I noticed that since I’m right handed, I do everything with my right hand (naturally). By doing this, my right hand automatically has better movement, flexibility and control than my left hand. Basically, I’m “practicing” all day with my right hand and neglecting my left hand and then trying to make it up with 30 minutes of concentrated practice on a pad. It was at this point that I realized that I needed to give my left hand the same advantage that my right hand has had all of my life….extended daily use.
From that point on I began doing everything with my left and that I normally did with my right hand. I used my left hand to eat, brush my teeth, unlock the door, shake people’s hand , hi-five, one armed pushups, etc. (ok, I may be exaggerating about the pushups but you get the idea.) By using my left hand for daily activities I was in-turn strengthening my hand and giving it more mobility, flexibility and control.
Moving it one step further, to really make these efforts effective, I applied the same principal to the drum set. I took every groove and exercise that was “right hand lead” and I made it “left hand lead”, plus, I practiced my left hand twice as long as I did my right. If I did 15 minutes of right hand lead rudiments, I would do 30 mins of left hand lead rudiments, etc.

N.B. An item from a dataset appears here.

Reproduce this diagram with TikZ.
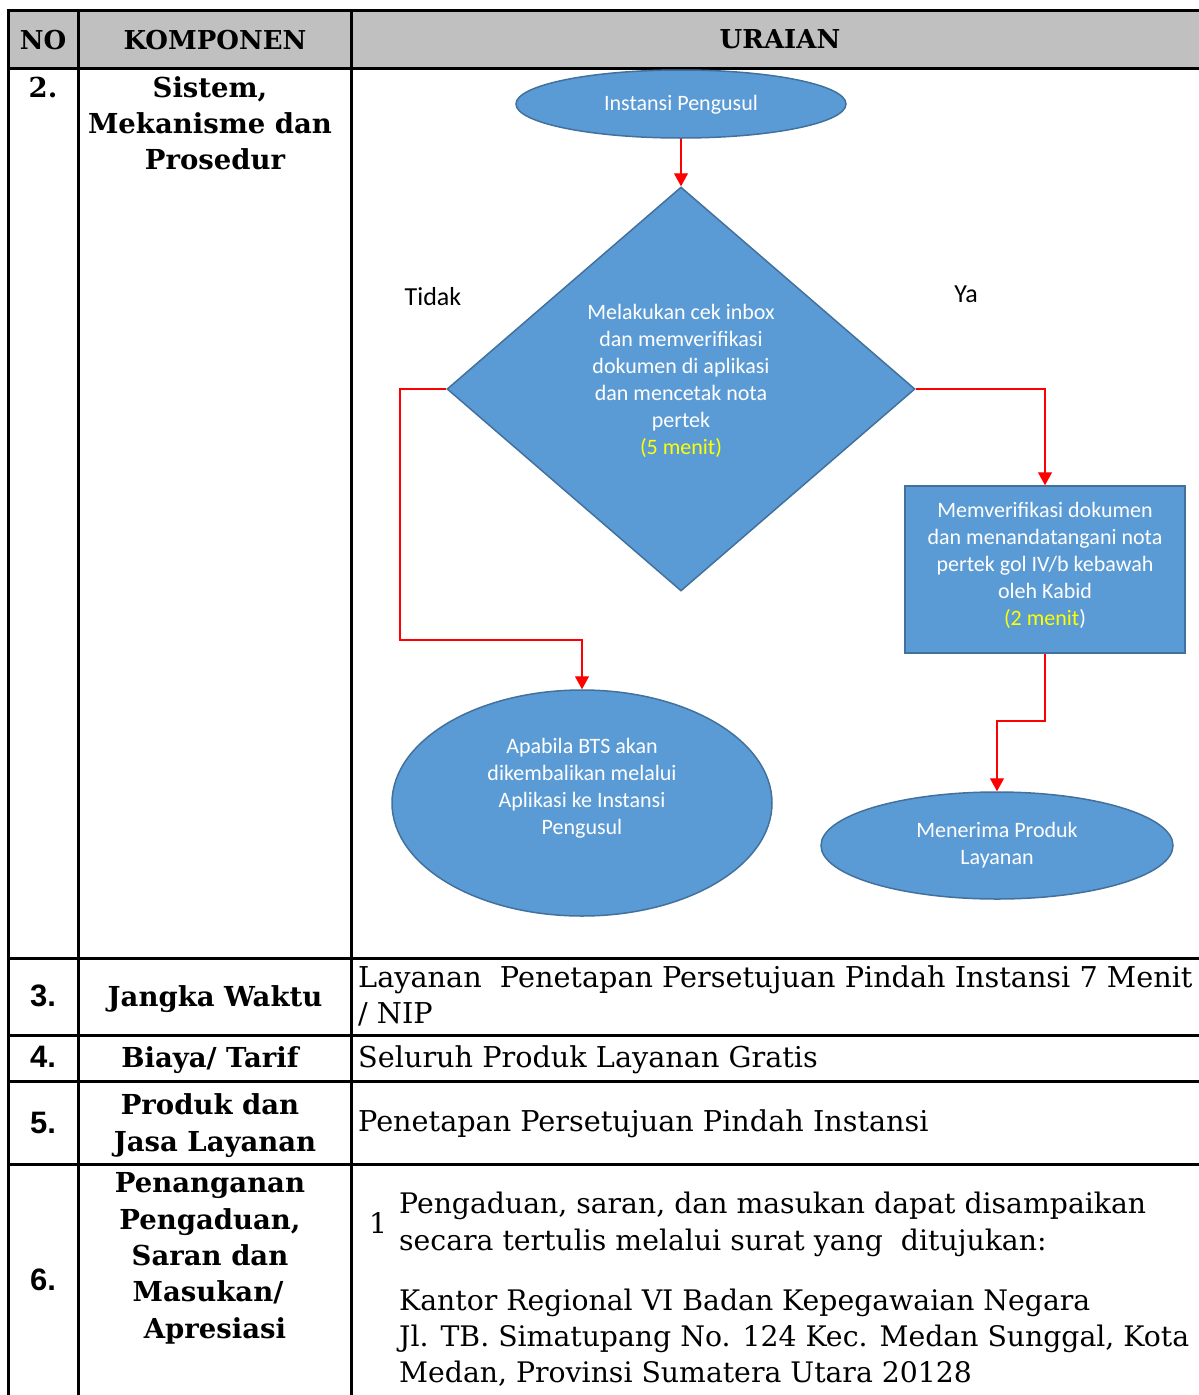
\documentclass[tikz,border=0pt]{standalone}
\usepackage{fontspec}
\setmainfont{DejaVu Serif}
\newfontfamily\flowfont{Carlito}
\newfontfamily\numfont{Liberation Sans}
\usetikzlibrary{shapes.geometric,arrows.meta}
\definecolor{shapefill}{HTML}{5B9BD5}
\definecolor{shapeline}{HTML}{41719C}
\definecolor{hdrgray}{HTML}{C0C0C0}
\definecolor{minyellow}{HTML}{FFFF00}
\begin{document}
\begin{tikzpicture}[x=1pt,y=-1pt,
  gridline/.style={line width=3pt, black},
  hdrtext/.style={font=\fontsize{26}{36}\selectfont\bfseries, anchor=mid, inner sep=0pt},
  numtext/.style={font=\numfont\fontsize{31}{36}\selectfont\bfseries, anchor=mid, inner sep=0pt},
  comptext/.style={font=\fontsize{27.5}{36}\selectfont\bfseries, anchor=mid, inner sep=0pt},
  bodytext/.style={font=\fontsize{28.7}{36}\selectfont, anchor=mid west, inner sep=0pt},
  bodysmall/.style={font=\fontsize{28.3}{36}\selectfont, anchor=mid west, inner sep=0pt},
  flowshape/.style={fill=shapefill, draw=shapeline, line width=1.5pt, inner sep=0pt},
  flowtext/.style={font=\flowfont\fontsize{22}{27}\selectfont, text=white, align=center, inner sep=0pt},
  branchtext/.style={font=\flowfont\fontsize{26}{30}\selectfont, text=black, inner sep=0pt, anchor=mid},
  flowarrow/.style={draw=red, line width=1.3pt, -{Triangle[length=13pt,width=14pt]}}
]
\useasboundingbox (0,0) rectangle (1199,1395);
% header background
\fill[hdrgray] (8,10) rectangle (1199,68);
% grid
\draw[gridline] (1199,10) -- (8,10) -- (8,1395);
\draw[gridline] (78,10) -- (78,1395);
\draw[gridline] (351,10) -- (351,1395);
\foreach \yy in {68,958,1035,1081,1164} \draw[gridline] (8,\yy) -- (1199,\yy);

% header texts
\node[hdrtext] (hno) at (43,47) {NO};
\node[hdrtext] (hkomp) at (215,47) {KOMPONEN};
\node[hdrtext] (hur) at (780,46) {URAIAN};

% row 2
\node[comptext] (n2) at (43,95) {2.};
\node[comptext] (c2a) at (210,95) {Sistem,};
\node[comptext] (c2b) at (210,131) {Mekanisme dan};
\node[comptext] (c2c) at (215,167) {Prosedur};

% row 3
\node[numtext] (n3) at (43,1004) {3.};
\node[comptext] (c3) at (215,1004) {Jangka Waktu};
\node[bodytext] (u3a) at (358,985) {Layanan\ \ Penetapan Persetujuan Pindah Instansi 7 Menit};
\node[bodytext] (u3b) at (358,1021) {/ NIP};

% row 4
\node[numtext] (n4) at (43,1065) {4.};
\node[comptext] (c4) at (210,1065) {Biaya/ Tarif};
\node[bodytext] (u4) at (358,1065) {Seluruh Produk Layanan Gratis};

% row 5
\node[numtext] (n5) at (43,1131) {5.};
\node[comptext] (c5a) at (210,1112) {Produk dan};
\node[comptext] (c5b) at (215,1149) {Jasa Layanan};
\node[bodytext] (u5) at (358,1129) {Penetapan Persetujuan Pindah Instansi};

% row 6
\node[numtext] (n6) at (43,1288) {6.};
\node[comptext] (c6a) at (210,1190) {Penanganan};
\node[comptext] (c6b) at (210,1227) {Pengaduan,};
\node[comptext] (c6c) at (210,1263) {Saran dan};
\node[comptext] (c6d) at (208,1299) {Masukan/};
\node[comptext] (c6e) at (215,1336) {Apresiasi};
\node[bodysmall, anchor=mid] (u6n) at (378,1231) {1};
\node[bodysmall] (u6a) at (399,1211) {Pengaduan, saran, dan masukan dapat disampaikan};
\node[bodysmall] (u6b) at (399,1248) {secara tertulis melalui surat yang\ \ ditujukan:};
\node[bodysmall] (u6c) at (399,1308) {Kantor Regional VI Badan Kepegawaian Negara};
\node[bodysmall] (u6d) at (399,1344) {Jl. TB. Simatupang No. 124 Kec. Medan Sunggal, Kota};
\node[bodysmall] (u6e) at (399,1380) {Medan, Provinsi Sumatera Utara 20128};

% flowchart shapes
\node[flowshape, ellipse, minimum width=330pt, minimum height=68pt] (inst) at (681,104) {};
\node[flowtext] (insttext) at (681,105) {Instansi Pengusul};

\node[flowshape, diamond, minimum width=468pt, minimum height=404pt] (dia) at (681,389) {};
\node[flowtext] (diatext) at (681,380.5) {Melakukan cek inbox\\dan memverifikasi\\dokumen di aplikasi\\dan mencetak nota\\pertek\\\textcolor{minyellow}{(5 menit)}};

\node[flowshape, rectangle, minimum width=280pt, minimum height=167pt] (verif) at (1045,569.5) {};
\node[flowtext] (veriftext) at (1045,565.5) {Memverifikasi dokumen\\dan menandatangani nota\\pertek gol IV/b kebawah\\oleh Kabid\\\textcolor{minyellow}{(2 menit})};

\node[flowshape, ellipse, minimum width=380pt, minimum height=226pt] (bts) at (582,803) {};
\node[flowtext] (btstext) at (582,788.5) {Apabila BTS akan\\dikembalikan melalui\\Aplikasi ke Instansi\\Pengusul};

\node[flowshape, ellipse, minimum width=352pt, minimum height=107pt] (terima) at (997,845.5) {};
\node[flowtext] (terimatext) at (997,845.5) {Menerima Produk\\Layanan};

% branch labels
\node[branchtext] (tidak) at (433,303) {Tidak};
\node[branchtext] (ya) at (966,300) {Ya};

% connectors
\coordinate (l1) at (400,389);
\coordinate (l2) at (400,640);
\coordinate (r1) at (1045,721);
\draw[flowarrow] (inst.south) -- (dia.north);
\draw[flowarrow] (dia.west) -- (l1) -- (l2) -| (bts.north);
\draw[flowarrow] (dia.east) -| (verif.north);
\draw[flowarrow] (verif.south) -- (r1) -| (terima.north);
\end{tikzpicture}
\end{document}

The last thing that aI did to give my left hand (and left side) the best advantage was to set up my drum set completely left handed. Although tough at first, this helped my left side improve tremendously…and fast! If you’re going to attempt this, please remember to take it SLOW so that you can give your body a chance to learn what limbs are supposed to bedoing what. Don’t let you ego get in the way of your progress. Take it slow, relax and let the progress happen naturally.
I hope that some of these exercises help you in your struggle to strengthen your weak hand. I know it’s not easy; trust me, I’ve been there too (and always will be) but with some hard work and lot of patience you can get your weak hand up to speed with your dominant hand.